- **Data excerpt**
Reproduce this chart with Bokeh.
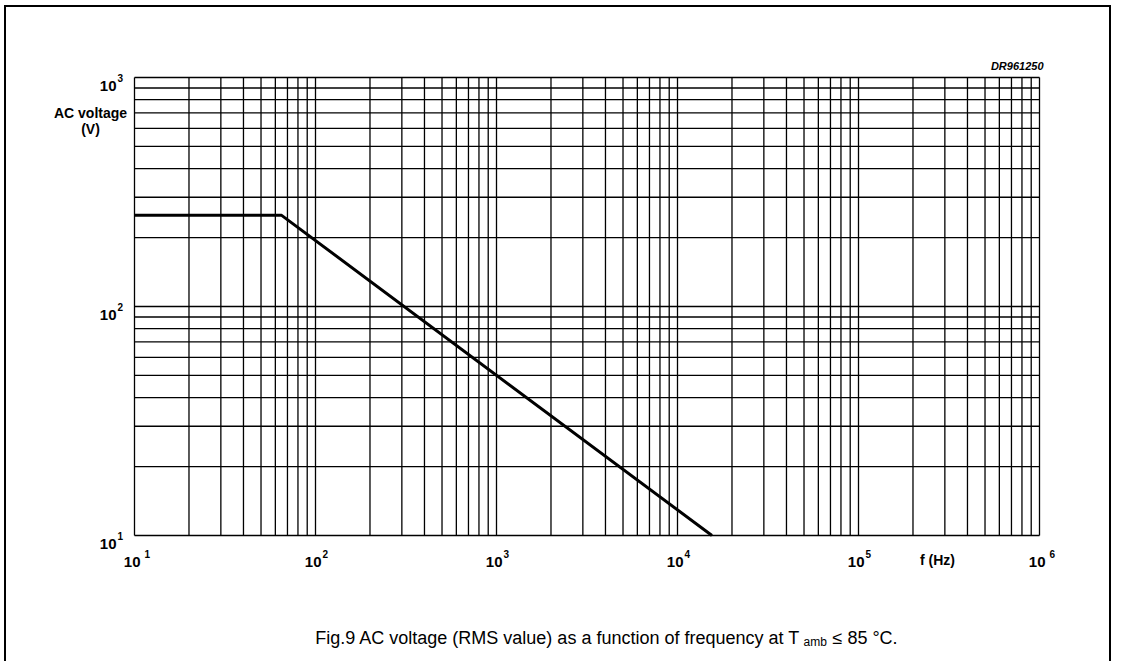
from bokeh.plotting import figure
from bokeh.models import Range1d
from bokeh.core.properties import value
from bokeh.embed import file_html
from bokeh.resources import INLINE
import math

# ---- data ----
freq_hz = [10, 65, 15500]
ac_voltage_v = [250, 250, 10]

x_decades = [10, 100, 1000, 10000, 100000, 1000000]
x_exponents = ["1", "2", "3", "4", "5", "6"]
y_decades = [10, 100, 1000]
y_exponents = ["1", "2", "3"]
mantissas = [1, 2, 3, 4, 5, 6, 7, 8, 9]

x_grid = [m * d for d in x_decades[:-1] for m in mantissas] + [x_decades[-1]]
y_grid = [m * d for d in y_decades[:-1] for m in mantissas] + [y_decades[-1]]

FONT = "Liberation Sans"

# ---- geometry: canvas size and where the chart grid sits inside it ----
W, H = 1107, 656
GL, GR, GT, GB = 128, 1033, 70, 528          # grid box in canvas pixels
xmin, xmax = x_decades[0], x_decades[-1]
ymin, ymax = y_decades[0], y_decades[-1]
px_dec_x = (GR - GL) / (math.log10(xmax) - math.log10(xmin))
px_dec_y = (GB - GT) / (math.log10(ymax) - math.log10(ymin))
x_lo = 10 ** (math.log10(xmin) - GL / px_dec_x)
x_hi = 10 ** (math.log10(xmax) + (W - GR) / px_dec_x)
y_lo = 10 ** (math.log10(ymin) - (H - GB) / px_dec_y)
y_hi = 10 ** (math.log10(ymax) + GT / px_dec_y)

p = figure(
    width=W, height=H,
    x_axis_type="log", y_axis_type="log",
    x_range=Range1d(x_lo, x_hi), y_range=Range1d(y_lo, y_hi),
    x_axis_location=None, y_axis_location=None,
    toolbar_location=None, output_backend="svg",
    min_border=0,
)
p.styles = {
    "margin-left": "4px",
    "margin-top": "5px",
    "border-left": "2px solid #000",
    "border-top": "2px solid #000",
    "border-right": "2px solid #000",
}
p.background_fill_color = "white"
p.border_fill_color = "white"
p.outline_line_color = None
p.xgrid.visible = False
p.ygrid.visible = False

# grid lines (vertical and horizontal), bounded to the chart box
p.segment(x0=x_grid, y0=[ymin] * len(x_grid), x1=x_grid, y1=[ymax] * len(x_grid),
          line_color="black", line_width=1.3)
p.segment(x0=[xmin] * len(y_grid), y0=y_grid, x1=[xmax] * len(y_grid), y1=y_grid,
          line_color="black", line_width=1.3)

# the curve
p.line(freq_hz, ac_voltage_v, line_color="black", line_width=3)

# ---- x tick labels ----
p.text(x=x_decades, y=[ymin] * 6, text=["10"] * 6, x_offset=6, y_offset=26,
       text_align="right", text_baseline="alphabetic",
       text_font=value(FONT), text_font_size="15px", text_font_style="bold",
       text_color="black")
p.text(x=x_decades, y=[ymin] * 6, text=x_exponents, x_offset=[10, 7, 7, 7, 7, 10],
       y_offset=18, text_align="left", text_baseline="alphabetic",
       text_font=value(FONT), text_font_size="10px", text_font_style="bold",
       text_color="black")

# ---- y tick labels ----
p.text(x=[xmin] * 3, y=y_decades, text=["10"] * 3, x_offset=-18, y_offset=8,
       text_align="right", text_baseline="alphabetic",
       text_font=value(FONT), text_font_size="15px", text_font_style="bold",
       text_color="black")
p.text(x=[xmin] * 3, y=y_decades, text=y_exponents, x_offset=-17, y_offset=0,
       text_align="left", text_baseline="alphabetic",
       text_font=value(FONT), text_font_size="10px", text_font_style="bold",
       text_color="black")

# ---- axis titles ----
p.text(x=[xmin, xmin], y=[ymax, ymax], text=["AC voltage", "(V)"], x_offset=-44,
       y_offset=[35, 51], text_align="center", text_baseline="alphabetic",
       text_font=value(FONT), text_font_size="14px", text_font_style="bold",
       text_color="black")
p.text(x=[10 ** 5.436], y=[ymin], text=["f (Hz)"], y_offset=24,
       text_align="center", text_baseline="alphabetic",
       text_font=value(FONT), text_font_size="14px", text_font_style="bold",
       text_color="black")

# ---- figure id ----
p.text(x=[xmax], y=[ymax], text=["DR961250"], x_offset=4, y_offset=-12,
       text_align="right", text_baseline="alphabetic",
       text_font=value(FONT), text_font_size="11px", text_font_style="bold italic",
       text_color="black")

# ---- caption ----
p.text(x=[1e4], y=[ymin], text=["Fig.9  AC voltage (RMS value) as a function of frequency at T"],
       x_offset=128, y_offset=102, text_align="right", text_baseline="alphabetic",
       text_font=value(FONT), text_font_size="18px", text_color="black")
p.text(x=[1e4], y=[ymin], text=["amb"], x_offset=126, y_offset=106,
       text_align="left", text_baseline="alphabetic",
       text_font=value(FONT), text_font_size="12px", text_color="black")
p.text(x=[1e4], y=[ymin], text=["\u2264 85 \u00b0C."], x_offset=155, y_offset=102,
       text_align="left", text_baseline="alphabetic",
       text_font=value(FONT), text_font_size="18px", text_color="black")

open("out.html", "w").write(file_html(p, INLINE))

- **Stated problem**
Please repeat exactly the data above from its first line to the line that contains "y_hi = 10 **", inclusive, and leave every picture out.

- **Written solution**
Reproduce this chart with Bokeh.
from bokeh.plotting import figure
from bokeh.models import Range1d
from bokeh.core.properties import value
from bokeh.embed import file_html
from bokeh.resources import INLINE
import math

# ---- data ----
freq_hz = [10, 65, 15500]
ac_voltage_v = [250, 250, 10]

x_decades = [10, 100, 1000, 10000, 100000, 1000000]
x_exponents = ["1", "2", "3", "4", "5", "6"]
y_decades = [10, 100, 1000]
y_exponents = ["1", "2", "3"]
mantissas = [1, 2, 3, 4, 5, 6, 7, 8, 9]

x_grid = [m * d for d in x_decades[:-1] for m in mantissas] + [x_decades[-1]]
y_grid = [m * d for d in y_decades[:-1] for m in mantissas] + [y_decades[-1]]

FONT = "Liberation Sans"

# ---- geometry: canvas size and where the chart grid sits inside it ----
W, H = 1107, 656
GL, GR, GT, GB = 128, 1033, 70, 528          # grid box in canvas pixels
xmin, xmax = x_decades[0], x_decades[-1]
ymin, ymax = y_decades[0], y_decades[-1]
px_dec_x = (GR - GL) / (math.log10(xmax) - math.log10(xmin))
px_dec_y = (GB - GT) / (math.log10(ymax) - math.log10(ymin))
x_lo = 10 ** (math.log10(xmin) - GL / px_dec_x)
x_hi = 10 ** (math.log10(xmax) + (W - GR) / px_dec_x)
y_lo = 10 ** (math.log10(ymin) - (H - GB) / px_dec_y)
y_hi = 10 ** (math.log10(ymax) + GT / px_dec_y)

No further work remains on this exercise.